:: OBJECTIVE ::
Reproduce, exactly and in full, only the lines below from the one containing "Output the Python" through the one containing "from matplotlib.ticker import".

:: RECORDS TO PROCESS ::
>> START
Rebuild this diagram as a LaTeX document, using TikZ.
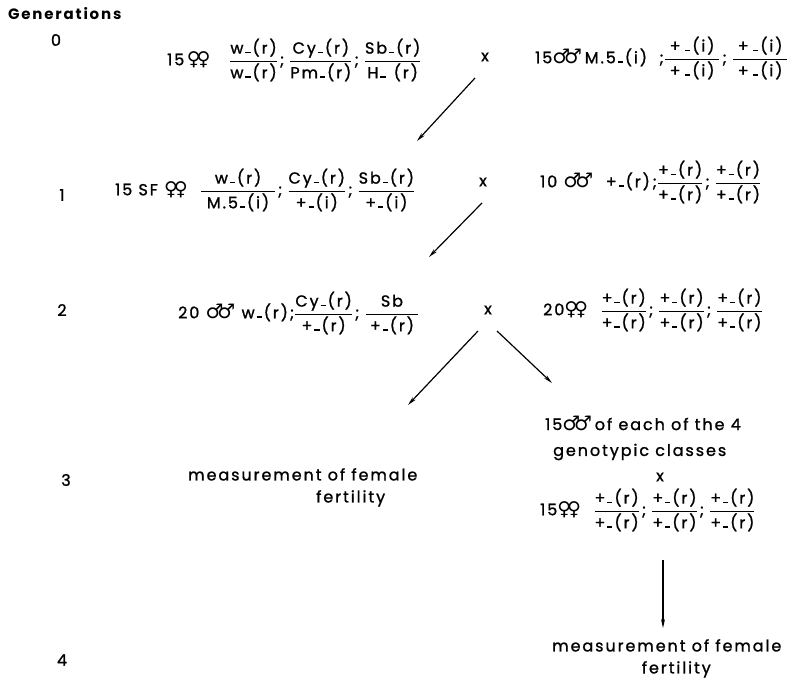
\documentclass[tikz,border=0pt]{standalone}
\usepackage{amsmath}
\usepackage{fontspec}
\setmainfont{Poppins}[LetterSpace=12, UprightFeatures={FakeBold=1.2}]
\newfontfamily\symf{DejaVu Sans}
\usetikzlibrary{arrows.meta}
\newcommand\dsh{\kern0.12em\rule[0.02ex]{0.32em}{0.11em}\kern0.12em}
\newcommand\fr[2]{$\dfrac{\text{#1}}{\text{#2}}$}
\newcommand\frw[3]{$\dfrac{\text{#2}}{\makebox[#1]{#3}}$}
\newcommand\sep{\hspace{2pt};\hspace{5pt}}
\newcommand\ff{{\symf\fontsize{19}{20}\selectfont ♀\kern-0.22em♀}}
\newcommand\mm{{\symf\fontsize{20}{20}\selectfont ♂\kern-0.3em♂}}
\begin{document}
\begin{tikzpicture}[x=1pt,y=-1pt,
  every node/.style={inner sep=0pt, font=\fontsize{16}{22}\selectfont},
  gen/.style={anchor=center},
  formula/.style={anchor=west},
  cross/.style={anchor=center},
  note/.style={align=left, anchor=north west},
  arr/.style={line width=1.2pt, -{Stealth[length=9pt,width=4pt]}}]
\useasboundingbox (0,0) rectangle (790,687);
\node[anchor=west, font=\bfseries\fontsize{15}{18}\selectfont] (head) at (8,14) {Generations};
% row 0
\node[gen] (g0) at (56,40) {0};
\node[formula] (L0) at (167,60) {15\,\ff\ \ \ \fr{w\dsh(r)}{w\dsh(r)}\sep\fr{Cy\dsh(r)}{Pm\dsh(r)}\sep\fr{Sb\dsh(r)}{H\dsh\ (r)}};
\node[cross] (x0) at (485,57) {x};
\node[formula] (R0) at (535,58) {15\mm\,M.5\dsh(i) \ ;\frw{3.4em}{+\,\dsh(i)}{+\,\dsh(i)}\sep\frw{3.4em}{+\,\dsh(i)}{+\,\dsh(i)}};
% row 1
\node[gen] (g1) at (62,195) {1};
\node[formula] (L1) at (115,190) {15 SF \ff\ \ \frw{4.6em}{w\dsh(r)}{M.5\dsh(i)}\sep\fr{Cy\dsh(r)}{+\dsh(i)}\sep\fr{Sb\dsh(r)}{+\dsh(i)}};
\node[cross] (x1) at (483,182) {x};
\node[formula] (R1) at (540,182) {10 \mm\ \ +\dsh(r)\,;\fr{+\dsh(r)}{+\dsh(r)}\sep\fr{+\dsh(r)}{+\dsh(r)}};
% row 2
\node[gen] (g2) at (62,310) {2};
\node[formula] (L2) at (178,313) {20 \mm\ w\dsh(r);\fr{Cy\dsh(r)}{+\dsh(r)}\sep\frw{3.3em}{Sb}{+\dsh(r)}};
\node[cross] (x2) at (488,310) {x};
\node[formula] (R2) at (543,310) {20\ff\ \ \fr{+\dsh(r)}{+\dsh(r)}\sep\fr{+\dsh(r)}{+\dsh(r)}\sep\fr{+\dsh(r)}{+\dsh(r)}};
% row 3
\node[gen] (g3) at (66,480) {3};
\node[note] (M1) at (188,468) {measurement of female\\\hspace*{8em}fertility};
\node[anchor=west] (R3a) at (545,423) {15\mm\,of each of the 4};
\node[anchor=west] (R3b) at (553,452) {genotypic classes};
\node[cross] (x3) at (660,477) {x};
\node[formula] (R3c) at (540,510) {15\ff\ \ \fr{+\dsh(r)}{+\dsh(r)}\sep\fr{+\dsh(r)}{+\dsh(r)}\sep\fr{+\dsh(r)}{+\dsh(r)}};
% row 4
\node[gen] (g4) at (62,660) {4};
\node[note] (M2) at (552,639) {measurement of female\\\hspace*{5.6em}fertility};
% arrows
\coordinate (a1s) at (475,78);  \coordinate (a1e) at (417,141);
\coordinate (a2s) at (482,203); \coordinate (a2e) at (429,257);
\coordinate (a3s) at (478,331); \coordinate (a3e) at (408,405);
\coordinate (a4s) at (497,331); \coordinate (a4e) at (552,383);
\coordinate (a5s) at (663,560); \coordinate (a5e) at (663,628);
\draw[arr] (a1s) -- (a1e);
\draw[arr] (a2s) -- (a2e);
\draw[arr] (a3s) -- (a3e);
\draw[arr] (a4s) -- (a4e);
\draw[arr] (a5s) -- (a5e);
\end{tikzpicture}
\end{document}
>> END
>> START
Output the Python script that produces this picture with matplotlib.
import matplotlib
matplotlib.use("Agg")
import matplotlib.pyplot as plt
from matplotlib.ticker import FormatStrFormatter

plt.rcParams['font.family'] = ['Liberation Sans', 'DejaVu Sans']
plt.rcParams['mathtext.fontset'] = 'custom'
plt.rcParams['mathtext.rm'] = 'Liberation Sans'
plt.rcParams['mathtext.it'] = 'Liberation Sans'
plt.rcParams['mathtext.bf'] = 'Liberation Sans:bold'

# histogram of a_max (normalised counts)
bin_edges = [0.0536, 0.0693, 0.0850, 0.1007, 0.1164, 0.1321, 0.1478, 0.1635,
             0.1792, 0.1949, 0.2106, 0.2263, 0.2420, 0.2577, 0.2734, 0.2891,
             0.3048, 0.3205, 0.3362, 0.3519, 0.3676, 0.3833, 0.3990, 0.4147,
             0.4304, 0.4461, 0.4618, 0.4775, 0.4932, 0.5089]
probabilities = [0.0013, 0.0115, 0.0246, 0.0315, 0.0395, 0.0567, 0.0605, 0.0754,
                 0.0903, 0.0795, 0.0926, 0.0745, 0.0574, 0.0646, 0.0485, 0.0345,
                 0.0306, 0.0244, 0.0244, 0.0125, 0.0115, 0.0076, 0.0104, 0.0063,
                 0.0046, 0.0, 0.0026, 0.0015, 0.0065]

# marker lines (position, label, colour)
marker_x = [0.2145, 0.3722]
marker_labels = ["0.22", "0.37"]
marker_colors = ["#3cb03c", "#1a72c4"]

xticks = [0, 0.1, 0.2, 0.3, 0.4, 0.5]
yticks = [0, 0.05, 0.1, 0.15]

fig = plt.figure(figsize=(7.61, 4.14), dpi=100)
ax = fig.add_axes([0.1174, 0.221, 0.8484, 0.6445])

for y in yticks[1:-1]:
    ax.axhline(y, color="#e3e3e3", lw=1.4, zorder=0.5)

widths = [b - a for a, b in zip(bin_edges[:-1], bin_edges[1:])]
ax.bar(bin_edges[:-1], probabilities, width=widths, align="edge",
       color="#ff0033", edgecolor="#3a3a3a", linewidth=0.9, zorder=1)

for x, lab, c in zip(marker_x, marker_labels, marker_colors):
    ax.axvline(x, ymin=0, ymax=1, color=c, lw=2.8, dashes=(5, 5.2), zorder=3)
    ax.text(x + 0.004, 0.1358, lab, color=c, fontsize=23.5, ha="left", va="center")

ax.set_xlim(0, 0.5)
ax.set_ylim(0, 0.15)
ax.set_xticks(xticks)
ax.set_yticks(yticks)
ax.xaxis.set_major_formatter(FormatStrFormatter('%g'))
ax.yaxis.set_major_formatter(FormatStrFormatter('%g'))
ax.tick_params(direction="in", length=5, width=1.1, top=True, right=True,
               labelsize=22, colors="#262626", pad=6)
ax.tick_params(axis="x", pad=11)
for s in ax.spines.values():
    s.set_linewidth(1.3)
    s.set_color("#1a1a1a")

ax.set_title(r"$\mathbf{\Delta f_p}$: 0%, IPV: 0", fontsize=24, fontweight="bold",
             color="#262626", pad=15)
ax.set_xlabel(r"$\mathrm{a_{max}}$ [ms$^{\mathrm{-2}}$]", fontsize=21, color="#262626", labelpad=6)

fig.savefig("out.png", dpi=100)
>> END
:: FINISHED TASK ::
Output the Python script that produces this picture with matplotlib.
import matplotlib
matplotlib.use("Agg")
import matplotlib.pyplot as plt
from matplotlib.ticker import FormatStrFormatter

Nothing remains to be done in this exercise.